Le récit reprend : « Abram remonta de l’Egypte, lui, sa femme et toute sa suite, et Loth avec lui vers le midi ». La
descente d’Abram en Egypte fut douloureuse, ponctuée d’épreuves, mais
il parvient à remonter en pays de Canaan, ne perdant jamais de vue la
direction lumineuse du midi. Ainsi vont les aléas de la vie, perturbés
parfois par de terribles événements. Il est légitime de douter et de
songer un instant que notre vie est négative, surtout lorsque nous
vivons au plus profond de notre âme et de notre chair des épreuves. Par
ces mouvements de régression, puis d’ascension, Abram nous enseigne ici
le concept psychologique moderne de la résilience, porté par Boris
Cyrulnik, lui-même rescapé des camps d’extermination. Une énergie
insoupçonnable existe en chacun de nous, mais elle demande courage face à
la situation et face à soi-même.
La fatalité n’existe pas
Un autre passage de la paracha
relate que D. s’adresse à Abram, lui indiquant de ne point craindre, car
Il lui accorde sa protection tel un « bouclier » et « lui promet une
grande récompense ». La réponse d’Abram est empreinte de doute en
l’avenir. Il désespère d’avoir une descendance. D. l’interpelle à
nouveau et lui affirme qu’il en aura une. Le texte ajoute qu’ «Il le fit
sortir dehors et dit : Regarde le ciel et compte les étoiles (…) ». Que
signifient ces mystérieux propos ? Une interprétation midrashique livre
l’explication suivante. Sortir dehors signifie sortir de son destin tel
qu’il semblerait inscrit dans les astres.

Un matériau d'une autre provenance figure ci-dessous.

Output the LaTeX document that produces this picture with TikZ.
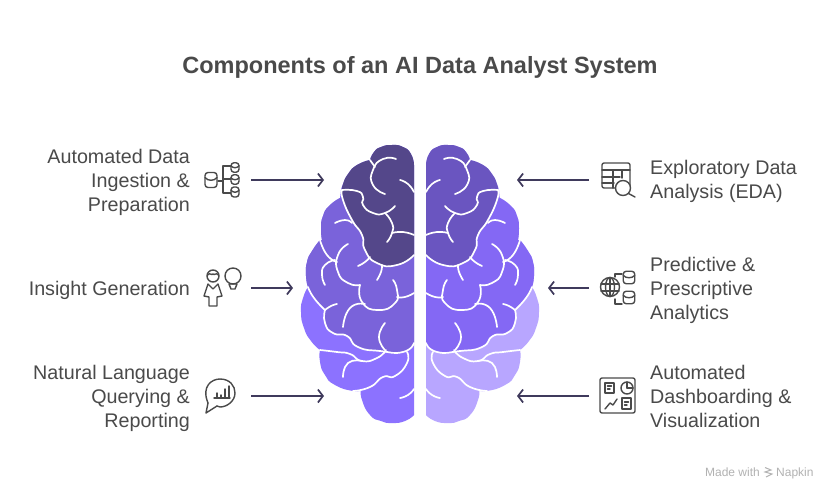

Naitre ou se retrouver au cours de
sa vie dans un contexte problématique, voire dramatique, qu’il soit
familial, social, personnel et/ou matériel, occasionne bien évidemment
des dégâts moraux. Une sensation d’arbitraire peut s’installer,
l’arbitraire de ne pas avoir reçu les mêmes « chances de départ » que
d’autres, ou encore de vivre une injustice, incompréhension face aux
tourments. Mais aucune situation ne saurait être figée. C’est la
confiance et la foi d’Abram en D. qui vont, à travers les incertitudes,
lui donner la force de les dépasser et d’avancer. Saraï mettra au monde
un enfant et D. les renommera Abraham et Sarah.
Alors que nos sociétés
contemporaines se confortent parfois dans une culture de l’excuse, la
vie d’Abraham et Sarah, nous indique que la fatalité n’existe pas et
que, même au plus fort de la tempête, les dénouements sont parfois
incroyablement imprévus et positifs, dès lors que l’on a confiance en D.